The Scale Problem
At Asurion, thousands of sales agents make live calls every day. Every call must follow regulatory compliance guidelines — required disclosures, no high-pressure tactics, proper consent before enrollment. This isn't optional; it's legally mandated.
Manual review can't keep up. Keyword-based automated systems generate too many false positives (flagging "cancel" in "I'll cancel my lunch plans to stay on the call"). We needed a system that understands context.
Three-Stage Pipeline
Stage 1: Real-Time Transcription
Call audio streams through AWS Transcribe, producing near-real-time transcripts. The key challenge was speaker diarization — knowing who said what. A disclosure is only valid if the agent made it. If the customer mentions the disclosure terms, that doesn't count.
Stage 2: LLM-Powered Analysis
Each completed transcript gets processed by Claude 3.7 Sonnet via AWS Bedrock Flows. The system evaluates four compliance dimensions:
- Disclosure verification — did the agent make all legally required disclosures?

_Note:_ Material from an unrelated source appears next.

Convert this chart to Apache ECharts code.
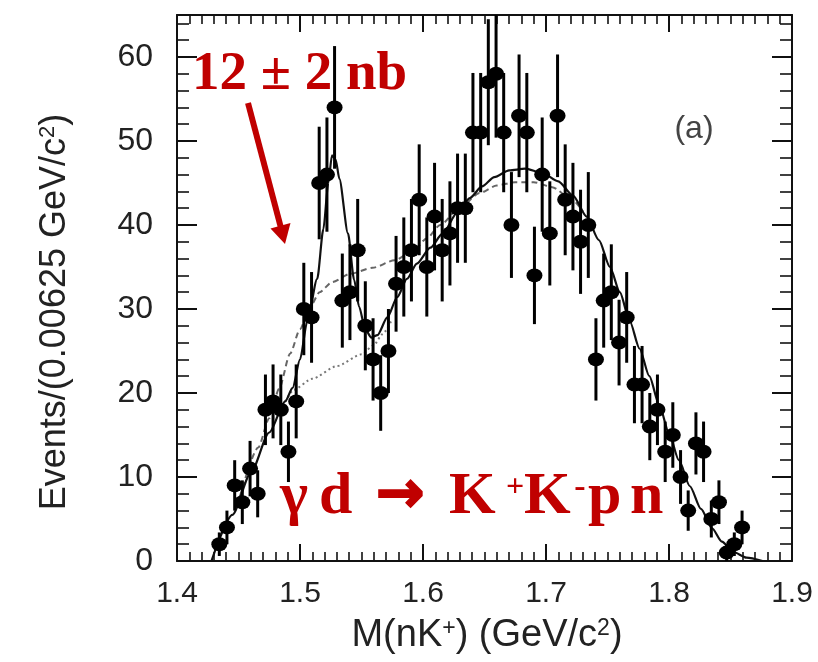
<!DOCTYPE html>
<html><head><meta charset="utf-8">
<script src="https://cdn.jsdelivr.net/npm/echarts@6/dist/echarts.min.js"></script>
<style>html,body{margin:0;padding:0;background:#fff}#c{width:818px;height:662px}</style>
</head><body><div id="c"></div>
<script>
// Bin centres M(nK+) in GeV/c^2 (bin width 0.00625)
const massBins = [1.4344,1.4406,1.4469,1.4531,1.4594,1.4656,1.4719,1.4781,1.4844,1.4906,
  1.4969,1.5031,1.5094,1.5156,1.5219,1.5281,1.5344,1.5406,1.5469,1.5531,
  1.5594,1.5656,1.5719,1.5781,1.5844,1.5906,1.5969,1.6031,1.6094,1.6156,
  1.6219,1.6281,1.6344,1.6406,1.6469,1.6531,1.6594,1.6656,1.6719,1.6781,
  1.6844,1.6906,1.6969,1.7031,1.7094,1.7156,1.7219,1.7281,1.7344,1.7406,
  1.7469,1.7531,1.7594,1.7656,1.7719,1.7781,1.7844,1.7906,1.7969,1.8031,
  1.8094,1.8156,1.8219,1.8281,1.8344,1.8406,1.8469,1.8531,1.8594];
// Events per bin
const counts = [2,4,9,7,11,8,18,19,18,13,
  19,30,29,45,46,54,31,32,37,28,
  24,20,25,33,35,37,43,35,41,37,
  39,42,42,51,51,57,58,51,40,53,
  51,34,46,39,53,43,41,38,40,24,
  31,32,26,29,21,21,16,18,13,15,
  10,6,14,13,5,7,1,2,4];
// Error bar half-lengths
const errors = [1.4,2.0,3.0,2.6,3.3,2.8,4.2,4.4,4.2,3.6,
  4.4,5.5,5.4,6.7,6.8,7.3,5.6,5.7,6.1,5.3,
  4.9,4.5,5.0,5.7,5.9,6.1,6.6,5.9,6.4,6.1,
  6.2,6.5,6.5,7.1,7.1,7.5,7.6,7.1,6.3,7.3,
  7.1,5.8,6.8,6.2,7.3,6.6,6.4,6.2,6.3,4.9,
  5.6,5.7,5.1,5.4,4.6,4.6,4.0,4.2,3.6,3.9,
  3.2,2.4,3.7,3.6,2.2,2.6,1.0,1.4,2.0];
// Fit curves
const fitTotal = [[1.428,0],[1.445,5.5],[1.46,10.5],[1.475,15.3],[1.488,19],[1.494,20.6],
  [1.500,24],[1.506,28.6],[1.514,33.6],[1.519,39.5],[1.523,45],[1.526,48.3],[1.529,47.8],[1.532,45.5],
  [1.539,39],[1.544,33.5],[1.548,30.3],[1.553,27.6],[1.558,26.6],[1.563,26.9],[1.571,29],[1.579,31.4],
  [1.587,33.6],[1.595,35.4],[1.606,37.3],[1.616,39],[1.628,41.5],[1.638,43.2],[1.648,44.6],[1.658,45.7],
  [1.67,46.5],[1.683,46.7],[1.697,46.2],[1.71,45.2],[1.722,43.5],[1.733,41],[1.743,38.2],[1.752,35],
  [1.76,32],[1.768,28.6],[1.776,25.3],[1.784,22],[1.792,18.6],[1.800,15.2],[1.808,12],[1.817,8.9],
  [1.826,6.2],[1.835,3.9],[1.843,2.3],[1.852,1.1],[1.863,0.4],[1.876,0]];
const fitNoPeak = [[1.451,7.6],[1.466,13.5],[1.475,17],[1.483,20.5],[1.492,24.7],[1.500,27.6],[1.508,30.2],
  [1.516,32],[1.526,33.2],[1.541,34.2],[1.559,34.9],[1.577,35.8],[1.592,36.9],[1.603,38.4],[1.614,40],
  [1.630,42.1],[1.646,43.8],[1.66,44.7],[1.675,45.1],[1.69,45.1],[1.705,44.5],[1.72,43.2],[1.73,41.6]];
const fitBackground = [[1.488,19],[1.495,20.4],[1.51,21.7],[1.53,23.2],[1.55,24.6],[1.56,25.7],[1.567,27],[1.575,28.8]];
const yTickLabels = [0,10,20,30,40,50,60];
const xTickLabels = ['1.4','1.5','1.6','1.7','1.8','1.9'];

const chart = echarts.init(document.getElementById('c'), null, {renderer:'canvas'});
const RED = '#c00000';
const serif = "'Liberation Serif','Times New Roman',serif";
const sans = "'Liberation Sans',Arial,Helvetica,sans-serif";

const xBase = {type:'value', min:1.4, max:1.9, interval:0.1, splitLine:{show:false},
  axisLine:{show:true, onZero:false, lineStyle:{color:'#111', width:2}},
  axisTick:{show:true, inside:true, length:17, lineStyle:{color:'#111', width:2}},
  minorTick:{show:true, splitNumber:10, length:9, lineStyle:{color:'#111', width:1.6}}};
const yMajor = {type:'value', min:0, max:65, interval:10, splitLine:{show:false},
  axisLine:{show:true, onZero:false, lineStyle:{color:'#111', width:2}},
  axisTick:{show:true, inside:true, length:20, lineStyle:{color:'#111', width:2}}};
const yMinor = {type:'value', min:0, max:65, interval:2, splitLine:{show:false},
  axisLine:{show:false}, axisLabel:{show:false},
  axisTick:{show:true, inside:true, length:12, lineStyle:{color:'#111', width:1.6}}};

const errData = massBins.map((x,i)=>[x, counts[i]-errors[i], counts[i]+errors[i]]);
const ptData = massBins.map((x,i)=>[x, counts[i]]);

const option = {
  animation:false,
  backgroundColor:'#fff',
  grid:{left:177, top:15, right:26, bottom:101, containLabel:false},
  xAxis:[
    Object.assign({}, xBase, {position:'bottom',
      axisLabel:{show:true, fontSize:30, color:'#222', fontFamily:sans, margin:18,
        formatter:v=>{const s=v.toFixed(1); return xTickLabels.includes(s)?s:'';}}}),
    Object.assign({}, xBase, {position:'top', axisLabel:{show:false}})
  ],
  yAxis:[
    Object.assign({}, yMajor, {position:'left',
      axisLabel:{show:true, fontSize:32, color:'#222', fontFamily:sans, margin:24,
        formatter:v=>yTickLabels.includes(v)?String(v):''}}),
    Object.assign({}, yMinor, {position:'left'}),
    Object.assign({}, yMajor, {position:'right', axisLabel:{show:false}}),
    Object.assign({}, yMinor, {position:'right'})
  ],
  series:[
    {type:'line', data:fitBackground, showSymbol:false, smooth:0.25, smoothMonotone:'x',
      lineStyle:{color:'#777', width:2, type:[2,3]}, z:2, silent:true},
    {type:'line', data:fitNoPeak, showSymbol:false, smooth:0.25, smoothMonotone:'x',
      lineStyle:{color:'#666', width:2, type:[6,4]}, z:2, silent:true},
    {type:'line', data:fitTotal, showSymbol:false, smooth:0.25, smoothMonotone:'x',
      lineStyle:{color:'#111', width:2.2}, z:3, silent:true},
    {type:'custom', data:errData, clip:true, z:4, silent:true,
      renderItem:function(params, api){
        const x=api.value(0), lo=api.value(1), hi=api.value(2);
        const p1=api.coord([x,lo]), p2=api.coord([x,hi]);
        return {type:'line', shape:{x1:p1[0],y1:p1[1],x2:p2[0],y2:p2[1]},
          style:{stroke:'#000', lineWidth:3}};
      }},
    {type:'scatter', data:ptData, symbol:'circle', symbolSize:[16,14],
      itemStyle:{color:'#000', opacity:1}, z:5, silent:true}
  ],
  graphic:[
    {type:'text', x:55, y:312, rotation:Math.PI/2, z:10,
      style:{text:'Events/(0.00625 GeV/c{s|2})', fontSize:36, fontFamily:sans, fill:'#222',
        align:'center', verticalAlign:'middle',
        rich:{s:{fontSize:22, verticalAlign:'top', fontFamily:sans, fill:'#222'}}}},
    {type:'text', x:487, y:636, z:10,
      style:{text:'M(nK{s|+}) (GeV/c{s|2})', fontSize:38, fontFamily:sans, fill:'#222',
        align:'center', verticalAlign:'middle',
        rich:{s:{fontSize:23, verticalAlign:'top', fontFamily:sans, fill:'#222'}}}},
    {type:'text', x:694, y:129, z:10,
      style:{text:'(a)', fontSize:32, fontFamily:sans, fill:'#444', align:'center', verticalAlign:'middle'}},
    // red annotation
    {type:'text', x:192, y:75, z:10,
      style:{text:'12 ± 2 nb', fontSize:55, fontWeight:'bold', fontFamily:serif, fill:RED,
        align:'left', verticalAlign:'middle'}},
    {type:'line', z:10, shape:{x1:248, y1:103, x2:281, y2:228},
      style:{stroke:RED, lineWidth:6}},
    {type:'polygon', z:10, shape:{points:[[285,244],[290.5,223],[270.5,228.5]]},
      style:{fill:RED}},
    {type:'text', x:280, y:497, z:10,
      style:{text:'γ', fontSize:60, fontWeight:'bold', fontFamily:serif, fill:RED, align:'left', verticalAlign:'middle'}},
    {type:'text', x:319, y:497, z:10,
      style:{text:'d', fontSize:60, fontWeight:'bold', fontFamily:serif, fill:RED, align:'left', verticalAlign:'middle'}},
    {type:'text', x:400, y:497, z:10,
      style:{text:'→', fontSize:58, fontWeight:'bold', fontFamily:"'DejaVu Sans',sans-serif", fill:RED,
        stroke:RED, lineWidth:2, align:'center', verticalAlign:'middle'}},
    {type:'text', x:449, y:497, z:10,
      style:{text:'K', fontSize:60, fontWeight:'bold', fontFamily:serif, fill:RED, align:'left', verticalAlign:'middle'}},
    {type:'text', x:515, y:488, z:10,
      style:{text:'+', fontSize:32, fontWeight:'bold', fontFamily:serif, fill:RED, align:'center', verticalAlign:'middle'}},
    {type:'text', x:524, y:497, z:10,
      style:{text:'K', fontSize:60, fontWeight:'bold', fontFamily:serif, fill:RED, align:'left', verticalAlign:'middle'}},
    {type:'text', x:580, y:488, z:10,
      style:{text:'-', fontSize:34, fontWeight:'bold', fontFamily:serif, fill:RED, align:'center', verticalAlign:'middle'}},
    {type:'text', x:588, y:497, z:10,
      style:{text:'p', fontSize:60, fontWeight:'bold', fontFamily:serif, fill:RED, align:'left', verticalAlign:'middle'}},
    {type:'text', x:630, y:497, z:10,
      style:{text:'n', fontSize:60, fontWeight:'bold', fontFamily:serif, fill:RED, align:'left', verticalAlign:'middle'}}
  ]
};
chart.setOption(option);
</script>
</body></html>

- Pressure detection — did the agent use high-pressure sales tactics?
- Consent validation — was proper consent obtained before enrollment?
- Accuracy check — were product details described correctly?
We use structured JSON output schemas so every analysis produces comparable, scoreable results. This lets us track compliance trends over time and spot systemic issues across teams or scripts.
Stage 3: RAG for Living Policy
Compliance rules change frequently — new regulations, updated scripts, revised disclosure requirements. Instead of re-prompting or retraining on every change, a RAG pipeline pulls from our living compliance handbook. The AI's definition of "compliant" evolves with policy automatically.
Why These Specific Technical Choices
Claude over GPT for compliance. In compliance monitoring, a false negative (missing a real violation) is far more costly than a false positive. Claude's thorough, cautious analytical style aligned with this asymmetry better than alternatives that optimize for conciseness.
Bedrock Flows over direct API calls. At 150K+ calls per month, we need built-in orchestration, retry logic, and observability. Bedrock Flows provides all of this without us building and maintaining our own queue infrastructure.
Structured output for consistency. Free-text compliance analysis is impossible to score programmatically. JSON schemas ensure every call gets evaluated on the same dimensions with comparable scores.
Results
- 150K+ monthly calls analyzed in near-real-time
- 45% improvement in call review efficiency
- $1.6M annual savings from automated review
- 15 supervised and generative AI models deployed across the pipeline
Three Hard-Won Lessons
Start with the ambiguous 2%. The 98% of calls that are clearly compliant or clearly non-compliant are easy. The value is in the 2% of ambiguous calls where context determines whether a statement is a violation. We built our evaluation set from these edge cases and iterated the prompts against them.
Human-in-the-loop is non-negotiable. The AI flags; humans decide. This builds trust with the compliance team and generates continuous training signal. Fully automated enforcement would be faster but would never get organizational buy-in — nor should it.
Latency budgets are constraints, not targets. For real-time monitoring, every second matters. We optimized the pipeline to deliver verdicts within 30 seconds of call completion. This required careful attention to transcript buffering, model inference time, and result delivery — not just model accuracy.